The Sorger lab at Harvard published a piece in the February 2011 Nature Methods that shows some really clear thinking on the topic of designing data storage for biological data. That paper, Adaptive informatics for multifactorial and high-content biological data, Millard et al., introduces a storage system called SDCubes, short for semantically typed data hypercubes, which boils down to HDF5 plus XML. The software is hosted semanticbiology.com.
This two part strategy applies HDF5 to store high-dimensional numeric data efficiently, while storing sufficient metadata in XML to reconstruct the design of the experiment. This is smart, because with modern data acquisition technology, you're often dealing with volumes of data where attention to efficiency is required. But, experimental design, the place where creativity directly intersects with science, is a rapidly moving target. The only hope of capturing that kind of data is a flexible semi-structured representation.
This approach is very reminiscent, if a bit more sophisticated, than something that was tried in the Baliga lab called EMI-ML, which was roughly along the same lines except that the numeric data was stored in tab-separated text files rather than HDF5. Or to put it another way, TSV + XML instead of HDF5 + XML.
Another ISB effort, Addama (Adaptive Data Management) started as a ReSTful API over a content management system and has evolved into a ReSTful service layer providing authentication and search and enabling access to underlying CMS, SQL databases, and data analysis services. Addama has ambitions beyond data management, but shares with SDCube the emphasis on adaptability to the unpredictable requirements inherent in research by enabling software to reflect the design of individual experiments.
There's something to be said for these hybrid approaches. Once you start looking, you see a similar pattern in lots of places.
- NoSQL - SQL hybrids
- SQL - XML hybrids. SQL-Server, for one, has great support for XML enabling XQuery and XPath mixed with SQL.
- Search engines, like Solr, are typically used next to an existing database
- Key/value tables in a database (aka Entity–attribute–value)

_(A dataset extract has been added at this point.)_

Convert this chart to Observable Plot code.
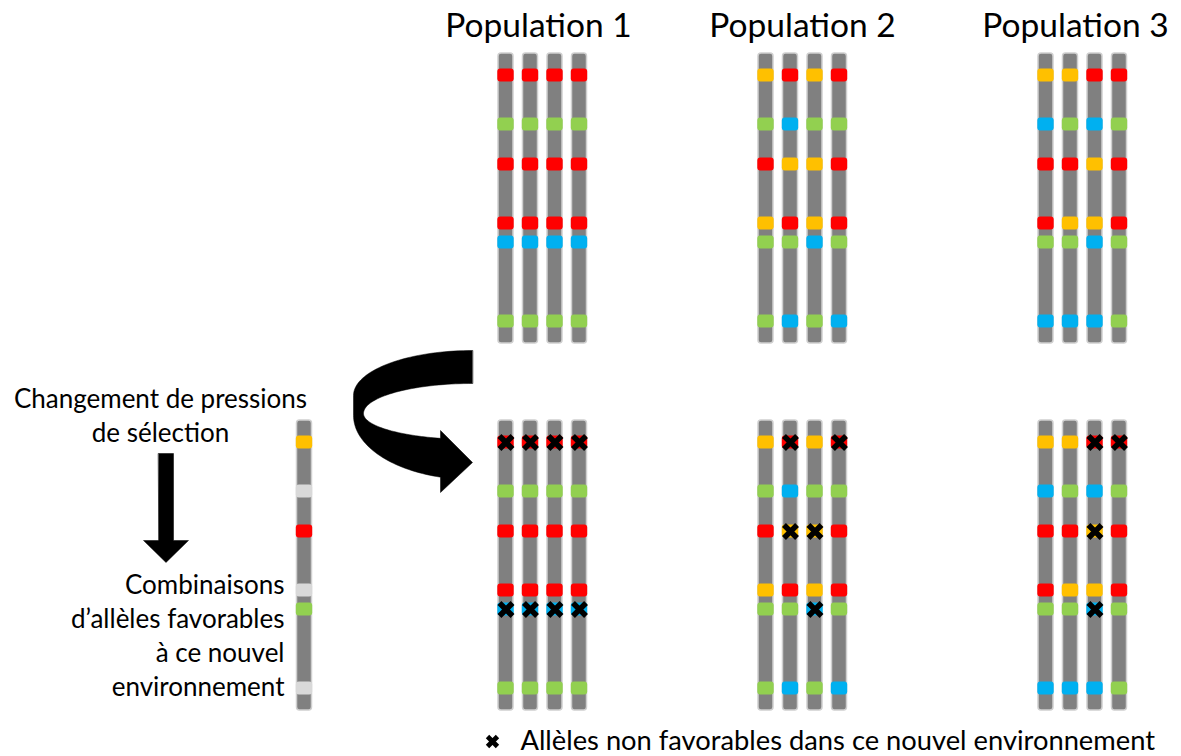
<!DOCTYPE html>
<html>
<head>
<meta charset="utf-8">
<script src="https://cdn.jsdelivr.net/npm/d3@7"></script>
<script src="https://cdn.jsdelivr.net/npm/@observablehq/plot@0.6"></script>
<style>
  html, body { margin: 0; padding: 0; background: #fff; overflow: hidden; }
  svg { display: block; }
</style>
</head>
<body>
<div id="chart"></div>
<script>
// ---------------- DATA ----------------
const populations = ["Population 1", "Population 2", "Population 3"];
// positions of the six loci along a chromosome (chromosome length = 290)
const lociPositions = [22, 71, 111, 170, 189, 268];
const chromosomeLength = 290;
// allele codes: R = red, Y = yellow, G = green, B = blue, N = neutral (light grey)
const population1 = [
  ["R", "G", "R", "R", "B", "G"],
  ["R", "G", "R", "R", "B", "G"],
  ["R", "G", "R", "R", "B", "G"],
  ["R", "G", "R", "R", "B", "G"]
];
const population2 = [
  ["Y", "G", "R", "Y", "G", "G"],
  ["R", "B", "Y", "R", "G", "B"],
  ["Y", "G", "Y", "Y", "B", "G"],
  ["R", "G", "R", "R", "G", "B"]
];
const population3 = [
  ["Y", "B", "R", "R", "G", "B"],
  ["Y", "G", "R", "Y", "G", "B"],
  ["R", "B", "Y", "Y", "B", "B"],
  ["R", "G", "R", "R", "G", "G"]
];
// combination of alleles favourable to the new environment
const favourable = ["Y", "N", "R", "N", "G", "N"];
const alleleCodes = ["R", "Y", "G", "B", "N"];
const alleleColors = ["#ff0000", "#ffc000", "#92d050", "#00b0f0", "#d9d9d9"];
const leftLabelTop = ["Changement de pressions", "de sélection"];
const leftLabelBottom = ["Combinaisons", "d’allèles favorables", "à ce nouvel", "environnement"];
const legendLabel = "Allèles non favorables dans ce nouvel environnement";

// ---------------- LAYOUT ----------------
const W = 1181, H = 756;
const popX0 = [505.5, 765.5, 1045.5];
const chromStep = 24.5;
const rowTop = [53, 420];          // before / after the change
const refX = 304;
const titleX = [538, 802, 1075];
const titleBaseline = 36;
const fontFamily = "Lato, 'Open Sans', sans-serif";

// ---------------- BUILD ----------------
const pops = [population1, population2, population3];
const chromosomes = [], loci = [], crosses = [];
pops.forEach((pop, p) => pop.forEach((alleles, c) => rowTop.forEach((top, r) => {
  const x = popX0[p] + c * chromStep;
  chromosomes.push({x, top});
  alleles.forEach((a, l) => {
    const y = top + lociPositions[l];
    loci.push({x, y, allele: a});
    if (r === 1 && favourable[l] !== "N" && a !== favourable[l]) crosses.push({x, y});
  });
})));
chromosomes.push({x: refX, top: rowTop[1]});
favourable.forEach((a, l) => loci.push({x: refX, y: rowTop[1] + lociPositions[l], allele: a}));

// shapes
function arc(shape, cx, cy, rx, ry, t0, t1, n = 40) {
  return d3.range(n + 1).map(i => {
    const t = t0 + (t1 - t0) * i / n;
    return {shape, x: cx + rx * Math.cos(t), y: cy + ry * Math.sin(t)};
  });
}
const headBase = 440, headTip = 472, tipY = 462, headTop = 430, headBottom = 492;
const tOuter = Math.acos(-(472 - headBase) / 119);
const tInner = Math.acos(-(472 - headBase) / 109);
const curved = [
  ...arc("curved", 472, 395, 119, 45, 1.5 * Math.PI, Math.PI),
  ...arc("curved", 472, 415, 119, 64, Math.PI, tOuter),
  {shape: "curved", x: headBase, y: headBottom},
  {shape: "curved", x: headTip, y: tipY},
  {shape: "curved", x: headBase, y: headTop},
  ...arc("curved", 472, 413, 109, 26, tInner, Math.PI),
  ...arc("curved", 472, 413, 109, 30, Math.PI, 1.5 * Math.PI)
];
const dx = 165.5, sTop = 453, sHalf = 7.5, hTop = 540, hHalf = 22.5, tip = 562;
const down = [
  [dx - sHalf, sTop], [dx + sHalf, sTop], [dx + sHalf, hTop], [dx + hHalf, hTop],
  [dx, tip], [dx - hHalf, hTop], [dx - sHalf, hTop]
].map(([x, y]) => ({shape: "down", x, y}));
const shapes = [...curved, ...down];

const topTexts = leftLabelTop.map((t, i) => ({t, x: 160, y: 407 + i * 34}));
const bottomTexts = leftLabelBottom.map((t, i) => ({t, x: 284, y: 593 + i * 34}));

const chart = Plot.plot({
  width: W, height: H, margin: 0,
  x: {domain: [0, W], range: [0, W], axis: null},
  y: {domain: [0, H], range: [0, H], axis: null},
  color: {type: "ordinal", domain: alleleCodes, range: alleleColors},
  style: {background: "#fff", fontFamily},
  marks: [
    Plot.rect(chromosomes, {
      x1: d => d.x - 7.5, x2: d => d.x + 7.5,
      y1: d => d.top, y2: d => d.top + chromosomeLength,
      fill: "#808080", stroke: "#cfcfcf", strokeWidth: 1.5, rx: 3
    }),
    Plot.rect(loci, {
      x1: d => d.x - 8.2, x2: d => d.x + 8.2,
      y1: d => d.y - 6.5, y2: d => d.y + 6.5,
      fill: "allele", rx: 3
    }),
    Plot.dot(crosses, {x: "x", y: "y", symbol: "times", r: 6, stroke: "black", strokeWidth: 5.5}),
    Plot.line(shapes, {x: "x", y: "y", z: "shape", fill: "black", stroke: "black", strokeWidth: 0.5, curve: "linear-closed"}),
    Plot.text(populations, {
      x: (d, i) => titleX[i], y: () => titleBaseline, text: d => d,
      fontSize: 33.5, fontFamily, lineAnchor: "bottom", textAnchor: "middle", fill: "black"
    }),
    Plot.text(topTexts, {
      x: "x", y: "y", text: "t", textAnchor: "middle",
      fontSize: 26, fontFamily, lineAnchor: "bottom", fill: "black"
    }),
    Plot.text(bottomTexts, {
      x: "x", y: "y", text: "t", textAnchor: "end",
      fontSize: 26, fontFamily, lineAnchor: "bottom", fill: "black"
    }),
    Plot.dot([legendLabel], {x: () => 492, y: () => 741, symbol: "times", r: 4.6, stroke: "black", strokeWidth: 4.8}),
    Plot.text([legendLabel], {
      x: () => 520, y: () => 749, text: d => d, textAnchor: "start",
      fontSize: 27.3, fontFamily, lineAnchor: "bottom", fill: "black"
    })
  ]
});
document.getElementById("chart").appendChild(chart);
</script>
</body>
</html>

Combining structured and semi-structured data allows room for flexibility where you need it, while retaining RDBMS performance where it fits. Using HDF5 adapts the pattern for scientific applications working with vectors and matrices, structures not well served by either relational or hierarchical models. Where does that leave us in biology with our networks?. I don't know whether HDF5 can store graphs. Maybe we need a triple hybrid relational-matrix-graph database.
Relational databases work extremely well for some things. But, flexibility has never been their strong point. They've been optimized for 40 years, but shaped by the transaction processing problems they were designed to solve, and they just get awkward for certain uses, to name some - graphs, matrices and frequently changing schemas.
Maybe, before too long the big database vendors go multi-paradigm and we'll see matrices, graphs, key-value pairs, XML and JSON as native data structures that can be sliced and diced and joined at will right along with tables.
- Quantitative data: learning to share, an essay by Monya Baker in Nature Methods, describes how "Adaptive technologies are helping researchers combine and organize experimental results."